Apliquemos a Portugal (mas, também, ao resto do mundo) o conceito ideológico contido nesta admirável fórmula. Esvaziada do "inimigo principal", o caminho seria, inevitavelmente, o capitalismo, pois "pelos vistos, nada mais havia." Esta esquizofrenia impeliu os partidos "socialistas" a avançar por ínvias sendas, com o resultado que se conhece. A "terceira via" de Tony Blair não é, somente, um logro: é uma traição inominável, que conduziu ao apoio de um criminoso de guerra, W. Bush, e à pessoal abdicação do seu animador inglês. Adicione-se que Blair amealhou uma fortuna fabulosa, e os aplausos que lhe dirigiam apagaram-se na apagada e vil tristeza do seu destino.
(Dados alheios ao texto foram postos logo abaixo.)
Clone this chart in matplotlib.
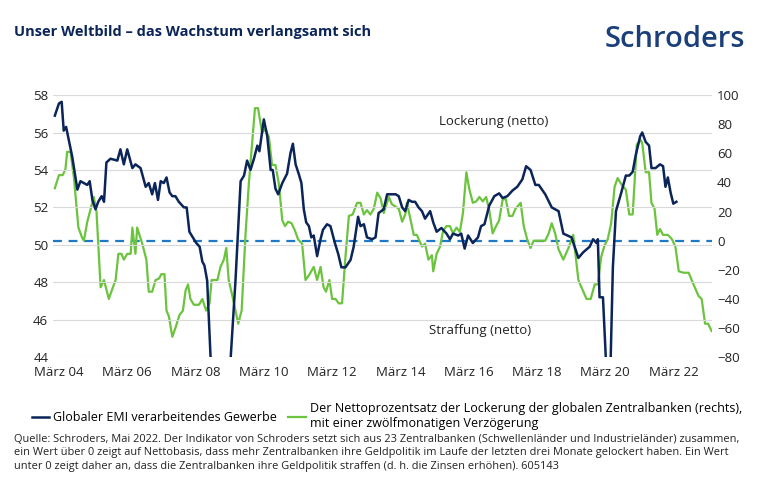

Se havia algo de esquizofrénico na social-democracia pós Muro de Berlim, as apressadas solidariedades a que se comprometeu deram origem a outra esquizofrenia: a da Esquerda. Podemos aplicar estas reflexões ao caso português? Podemos e devemos. Quando Mário Soares meteu o "socialismo na gaveta" abria o armário a todas as solicitações e emboscadas. Mas ele sabia muito bem o que fazia. Arrependeu-se, mais tarde, tendo em conta as suas declarações e pronunciamentos posteriores, mas, na ocasião, já era incensado pela Direita mais retrógrada. Cavaco encontrou o caminho escancarado para todas as malfeitorias. E o surgimento de António Guterres, conhecido pelo Beato António, é a lógica decorrência de todos esses abandonos e negligências.

Sócrates é o produto típico desse clima de falsa euforia. Acontece que não sabe de ideologia e navega ao sabor dos ventos. Porém, as vítimas somos nós. Pedro Passos Coelho é um homem cordial, educado e ambicioso. Só isso. Não serve porque não adianta nem atrasa. Recomendo-lhe a leitura de qualquer texto de Tony Judt, e dos ensaios que "El Pais" tem publicado sobre o grande autor. Na Imprensa portuguesa não encontra. Que fazer? A alternância de poder (não alternativa) foi muito bem pensada e estruturada pelas classes dirigentes, as quais, no caso português, são das mais retrógradas e ancilosadas que se conhece.

Perguntará o Dilecto: então, não há nada a fazer? Há. Tudo está nas nossas mãos e na nossa inteligência.